• **Stated problem**
Identify the lines that contain the string "with", then copy each of them.

• **Information supplied**
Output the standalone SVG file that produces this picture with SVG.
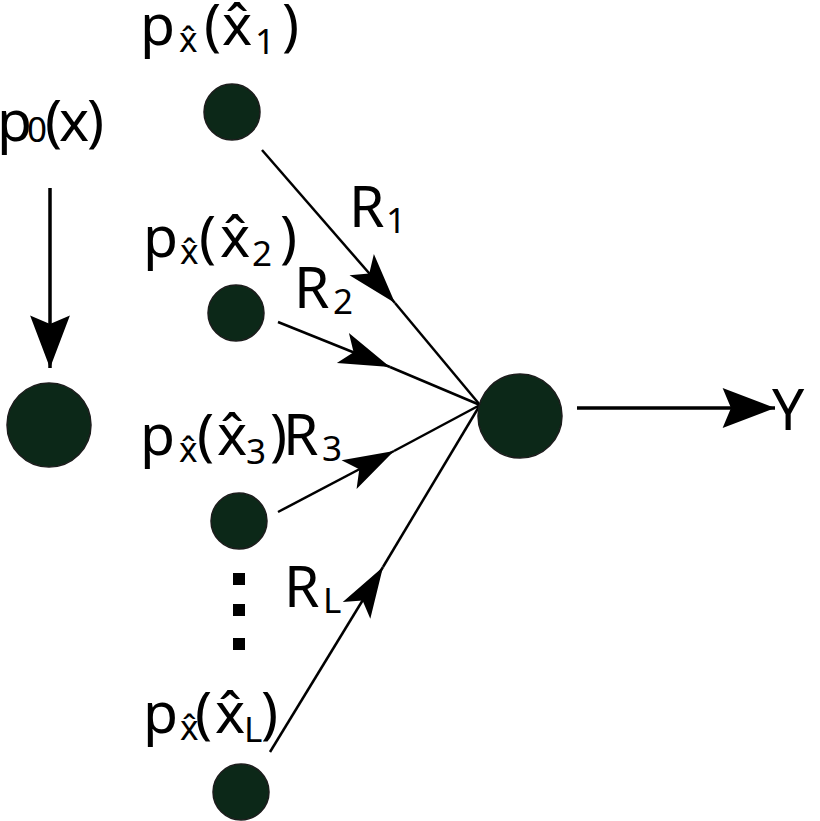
<svg xmlns="http://www.w3.org/2000/svg" width="820" height="821" viewBox="0 0 820 821">
<defs>
<style>
.node{fill:#0c2818;stroke:#1c1c1c;stroke-width:1.5}
.lbl{font-family:"Noto Sans","Open Sans",sans-serif;font-size:57px;fill:#000}
.sub{font-size:35px}
.edge{stroke:#000;stroke-width:2.5;fill:none}
.thick{stroke:#000;stroke-width:3.5;fill:none}
</style>
<marker id="mid" markerUnits="userSpaceOnUse" markerWidth="60" markerHeight="40" viewBox="-47 -17 52 34" refX="0" refY="0" orient="auto">
<path d="M0,0 L-44,-14 L-34,0 L-44,14 Z" fill="#000"/>
</marker>
<marker id="big" markerUnits="userSpaceOnUse" markerWidth="60" markerHeight="44" viewBox="-52 -21 56 42" refX="0" refY="0" orient="auto">
<path d="M0,0 L-50,-19 L-42,0 L-50,19 Z" fill="#000"/>
</marker>
</defs>
<rect width="820" height="821" fill="#fff"/>
<g id="connectors">
<line class="thick" x1="50" y1="188" x2="50" y2="368" marker-end="url(#big)"/>
<line class="thick" x1="577" y1="408" x2="775" y2="408" marker-end="url(#big)"/>
<line class="edge" x1="262" y1="150" x2="395" y2="303" marker-end="url(#mid)"/>
<line class="edge" x1="395" y1="303" x2="480" y2="405"/>
<line class="edge" x1="278" y1="322" x2="390" y2="367" marker-end="url(#mid)"/>
<line class="edge" x1="390" y1="367" x2="480" y2="405"/>
<line class="edge" x1="278" y1="512" x2="394" y2="451" marker-end="url(#mid)"/>
<line class="edge" x1="394" y1="451" x2="480" y2="405"/>
<line class="edge" x1="270" y1="752" x2="383" y2="567" marker-end="url(#mid)"/>
<line class="edge" x1="383" y1="567" x2="480" y2="405"/>
</g>
<g id="node-p0">
<circle class="node" cx="49" cy="425" r="42"/>
<text class="lbl" y="141"><tspan x="-3">p</tspan><tspan class="sub" x="27" dy="1">0</tspan><tspan x="45" dy="-1">(</tspan><tspan x="59">x</tspan><tspan x="87">)</tspan></text>
</g>
<g id="node-x1">
<circle class="node" cx="232" cy="112" r="28"/>
<text class="lbl" y="45"><tspan x="140">p</tspan><tspan class="sub" x="179" dy="7">x̂</tspan><tspan x="204" dy="-7">(</tspan><tspan x="222">x̂</tspan><tspan class="sub" x="255" dy="9">1</tspan><tspan x="282" dy="-9">)</tspan></text>
</g>
<g id="node-x2">
<circle class="node" cx="236" cy="313" r="28"/>
<text class="lbl" y="257"><tspan x="143">p</tspan><tspan class="sub" x="180" dy="7">x̂</tspan><tspan x="199" dy="-7">(</tspan><tspan x="220">x̂</tspan><tspan class="sub" x="252" dy="9">2</tspan><tspan x="280" dy="-9">)</tspan></text>
</g>
<g id="node-x3">
<circle class="node" cx="239" cy="521" r="28"/>
<text class="lbl" y="455"><tspan x="140">p</tspan><tspan class="sub" x="179" dy="7">x̂</tspan><tspan x="197" dy="-7">(</tspan><tspan x="217">x̂</tspan><tspan class="sub" x="246" dy="9">3</tspan><tspan x="270" dy="-9">)</tspan></text>
</g>
<g id="node-xL">
<circle class="node" cx="241" cy="792" r="28"/>
<text class="lbl" y="733"><tspan x="143">p</tspan><tspan class="sub" x="180" dy="7">x̂</tspan><tspan x="195" dy="-7">(</tspan><tspan x="215">x̂</tspan><tspan class="sub" x="244" dy="9">L</tspan><tspan x="261" dy="-9">)</tspan></text>
</g>
<g id="dots">
<rect x="233" y="573" width="12" height="12" fill="#000"/>
<rect x="233" y="604" width="12" height="12" fill="#000"/>
<rect x="233" y="638" width="12" height="12" fill="#000"/>
</g>
<g id="node-out">
<circle class="node" cx="520" cy="416" r="42"/>
</g>
<g id="labels">
<text class="lbl" y="227"><tspan x="349">R</tspan><tspan class="sub" x="386" dy="6">1</tspan></text>
<text class="lbl" y="308"><tspan x="294">R</tspan><tspan class="sub" x="333" dy="6">2</tspan></text>
<text class="lbl" y="455"><tspan x="283">R</tspan><tspan class="sub" x="322" dy="6">3</tspan></text>
<text class="lbl" y="607"><tspan x="284">R</tspan><tspan class="sub" x="323" dy="6">L</tspan></text>
<text class="lbl" x="772" y="430" font-size="62">Y</text>
</g>
</svg>
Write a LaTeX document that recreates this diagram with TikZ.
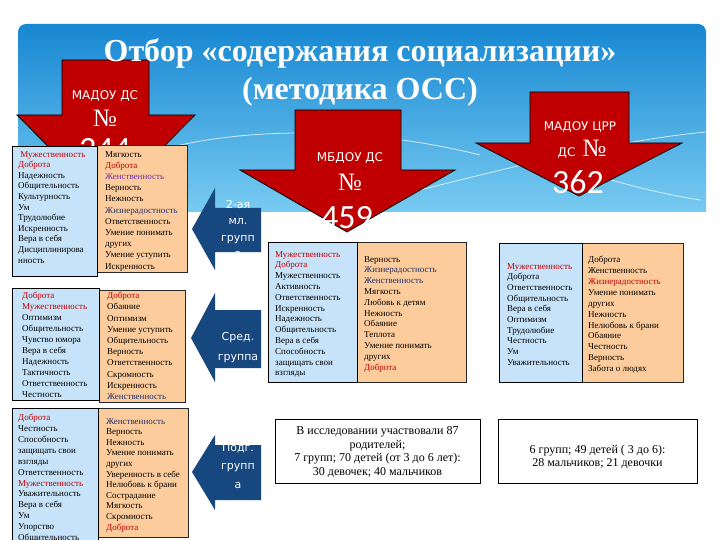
\documentclass[tikz,border=0pt]{standalone}
\usepackage{fontspec}
\setmainfont{Liberation Serif}
\newfontfamily\lblfont{DejaVu Sans}
\newfontfamily\numfont{Carlito}
\usepackage{xcolor}
\usepackage{tikz}
\usetikzlibrary{positioning}
\definecolor{skytop}{HTML}{1787D2}
\definecolor{skybot}{HTML}{78CBF1}
\definecolor{arrred}{HTML}{C00000}
\definecolor{arrblue}{HTML}{17477F}
\definecolor{cellblue}{HTML}{C6E3F9}
\definecolor{cellorange}{HTML}{FDCC9C}
\definecolor{txtred}{HTML}{C00000}
\definecolor{txtpurple}{HTML}{7030A0}
\definecolor{txtnavy}{HTML}{1F2F6A}

\begin{document}
\begin{tikzpicture}[x=1pt, y=-1pt,
  cellL/.style={draw=black, line width=1pt, fill=cellblue},
  cellR/.style={draw=black!85, line width=0.8pt, fill=cellorange},
  items/.style={anchor=north west, inner sep=0pt, align=left, font=\fontsize{9}{10.8}\selectfont},
  downarr/.style={draw=black, line width=0.8pt, fill=arrred},
  leftarr/.style={fill=arrblue},
  arrlbl/.style={text=white, font=\lblfont\fontsize{12}{14}\selectfont},
  nolbl/.style={text=white, font=\fontsize{25}{25}\selectfont},
  numlbl/.style={text=white, font=\numfont\fontsize{34}{34}\selectfont},
  grplbl/.style={text=white, align=center, font=\lblfont\fontsize{11}{16.5}\selectfont},
  infobox/.style={draw=black, line width=0.8pt, fill=white, minimum height=64pt},
  infotext/.style={align=center, inner sep=0pt, font=\fontsize{12}{13.6}\selectfont},
  deco/.style={white, opacity=0.75, line width=0.8pt}
]
  \useasboundingbox (0,0) rectangle (720,540);
  \fill[white] (0,0) rectangle (720,540);

  % sky panel
  \shade[top color=skytop, bottom color=skybot] (18,212) {[rounded corners=8pt] -- (18,24) -- (706,24)} -- (706,212) -- cycle;
  \draw[deco] (160,150) .. controls (240,128) and (360,125) .. (480,155);
  \draw[deco] (420,190) .. controls (520,165) and (620,140) .. (706,132);
  \draw[deco] (560,165) .. controls (610,180) and (650,192) .. (700,200);

  % kindergartens
  \draw[downarr] (62,60) -- (149,60) -- (149,115) -- (195,115) -- (106,205) -- (17,115) -- (62,115) -- cycle;
  \node[arrlbl] (dou1) at (105,96) {МАДОУ ДС};
  \node[nolbl] (no1) at (105,118) {№};
  \node[numlbl] (num1) at (105,150) {344};

  \draw[downarr] (295,110) -- (401,110) -- (401,170) -- (455,170) -- (347,232) -- (240,170) -- (295,170) -- cycle;
  \node[arrlbl] (dou2) at (350,158) {МБДОУ ДС};
  \node[nolbl] (no2) at (350,182) {№};
  \node[numlbl] (num2) at (347,218) {459};

  \draw[downarr] (530,92) -- (629,92) -- (629,143) -- (682,143) -- (579,196) -- (476,143) -- (530,143) -- cycle;
  \node[arrlbl] (dou3) at (580,127) {МАДОУ ЦРР};
  \node[arrlbl, anchor=base east] (ds3) at (579,157) {ДС};
  \node[nolbl, anchor=base west] (no3) at (ds3.base east) {№};
  \node[numlbl] (num3) at (578,182) {362};

  % title
  \node[text=white, align=center, font=\bfseries\fontsize{32}{38}\selectfont] (title) at (360,72)
    {Отбор «содержания социализации»\\(методика ОСС)};

  % table 1
  \fill[cellL] (12,147) rectangle (97,276);
  \fill[cellR] (97,145) rectangle (187,272);
  \draw[cellL, fill=none] (12,147) rectangle (97,276);
  \node[items, font=\fontsize{9}{10.6}\selectfont] (t1L) at (18,151) {%
    \textcolor{txtred}{\ Мужественность}\\ \textcolor{txtred}{Доброта}\\ Надежность\\ Общительность\\
    Культурность\\ Ум\\ Трудолюбие\\ Искренность\\ Вера  в себя\\ Дисциплинирова\\ нность};
  \node[items, font=\fontsize{9}{11.2}\selectfont] (t1R) at (105,151) {%
    Мягкость\\ \textcolor{txtred}{Доброта}\\ \textcolor{txtpurple}{Женственность}\\ Верность\\ Нежность\\
    \textcolor{txtnavy}{Жизнерадостность}\\ Ответственность\\ Умение понимать\\ других\\ Умение уступить\\ Искренность};

  % table 2
  \fill[cellL] (12,288) rectangle (99,400);
  \fill[cellR] (99,290) rectangle (185,402);
  \draw[cellL, fill=none] (12,288) rectangle (99,400);
  \node[items, font=\fontsize{9}{11}\selectfont] (t2L) at (22,292) {%
    \textcolor{txtred}{Доброта}\\ \textcolor{txtred}{Мужественность}\\ Оптимизм\\ Общительность\\ Чувство юмора\\
    Вера  в себя\\ Надежность\\ Тактичность\\ Ответственность\\ Честность};
  \node[items, font=\fontsize{9}{11.2}\selectfont] (t2R) at (107,292) {%
    \textcolor{txtred}{Доброта}\\ Обаяние\\ Оптимизм\\ Умение уступить\\ Общительность\\ Верность\\
    Ответственность\\ Скромность\\ Искренность\\ \textcolor{txtnavy}{Женственность}};

  % table 3
  \fill[cellL] (12,408) rectangle (98,548);
  \fill[cellR] (98,408) rectangle (188,537);
  \draw[cellL, fill=none] (12,408) rectangle (98,548);
  \node[items, font=\fontsize{9}{10.9}\selectfont] (t3L) at (18,414) {%
    \textcolor{txtred}{Доброта}\\ Честность\\ Способность\\ защищать свои\\ взгляды\\ Ответственность\\
    \textcolor{txtred}{Мужественность}\\ Уважительность\\ Вера в себя\\ Ум\\ Упорство\\ Общительность};
  \node[items, font=\fontsize{9}{10.6}\selectfont] (t3R) at (106,418) {%
    \textcolor{txtnavy}{Женственность}\\ Верность\\ Нежность\\ Умение понимать\\ других\\ Уверенность в себе\\
    Нелюбовь к брани\\ Сострадание\\ Мягкость\\ Скромность\\ \textcolor{txtred}{Доброта}};

  % table 459
  \fill[cellL] (268,242) rectangle (357,382);
  \fill[cellR] (357,242) rectangle (466,382);
  \draw[cellL, fill=none] (268,242) rectangle (357,382);
  \node[items] (t4L) at (275,251) {%
    \textcolor{txtred}{Мужественность}\\ \textcolor{txtred}{Доброта}\\ Мужественность\\ Активность\\ Ответственность\\
    Искренность\\ Надежность\\ Общительность\\ Вера в себя\\ Способность\\ защищать свои\\ взгляды};
  \node[items] (t4R) at (364,256) {%
    Верность\\ \textcolor{txtnavy}{Жизнерадостность}\\ \textcolor{txtnavy}{Женственность}\\ Мягкость\\ Любовь к детям\\
    Нежность\\ Обаяние\\ Теплота\\ Умение понимать\\ других\\ \textcolor{txtred}{Доброта}};

  % table 362
  \fill[cellL] (499,243) rectangle (582,382);
  \fill[cellR] (582,243) rectangle (683,382);
  \draw[cellL, fill=none] (499,243) rectangle (582,382);
  \node[items, font=\fontsize{9}{10.7}\selectfont] (t5L) at (507,263) {%
    \textcolor{txtred}{Мужественность}\\ Доброта\\ Ответственность\\ Общительность\\ Вера  в себя\\
    Оптимизм\\ Трудолюбие\\ Честность\\ Ум\\ Уважительность};
  \node[items, font=\fontsize{9}{10.9}\selectfont] (t5R) at (588,256) {%
    Доброта\\ Женственность\\ \textcolor{txtred}{Жизнерадостность}\\ Умение понимать\\ других\\ Нежность\\
    Нелюбовь к брани\\ Обаяние\\ Честность\\ Верность\\ Забота  о людях};

  % groups
  \fill[leftarr] (261,208) -- (261,252) -- (215,252) -- (215,270) -- (192,229) -- (215,188) -- (215,208) -- cycle;
  \node[grplbl] (grp1) at (238,229) {2-ая\\мл.\\групп\\а};
  \fill[leftarr] (261,310) -- (261,368) -- (215,368) -- (215,382) -- (191,338) -- (215,293) -- (215,310) -- cycle;
  \node[grplbl, font=\lblfont\fontsize{11}{20}\selectfont] (grp2) at (238,348) {Сред.\\группа};
  \fill[leftarr] (261,445) -- (261,500) -- (215,500) -- (215,510) -- (192,472) -- (215,435) -- (215,445) -- cycle;
  \node[grplbl, font=\lblfont\fontsize{11}{18.5}\selectfont] (grp3) at (238,466) {Подг.\\групп\\а};

  % participants
  \node[infobox, minimum width=205pt] (info1) at (377.5,451) {};
  \node[infotext] (info1t) at ([yshift=-1pt]info1.center)
    {В исследовании участвовали  87\\родителей;\\7 групп; 70 детей (от 3 до 6 лет):\\30 девочек; 40 мальчиков};
  \node[infobox, minimum width=199pt] (info2) at (597.5,451) {};
  \node[infotext] (info2t) at ([yshift=-6pt]info2.center)
    {6 групп;  49 детей ( 3 до 6):\\28 мальчиков; 21 девочки};
\end{tikzpicture}
\end{document}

• **Response to this task**
Output the standalone SVG file that produces this picture with SVG.
Write a LaTeX document that recreates this diagram with TikZ.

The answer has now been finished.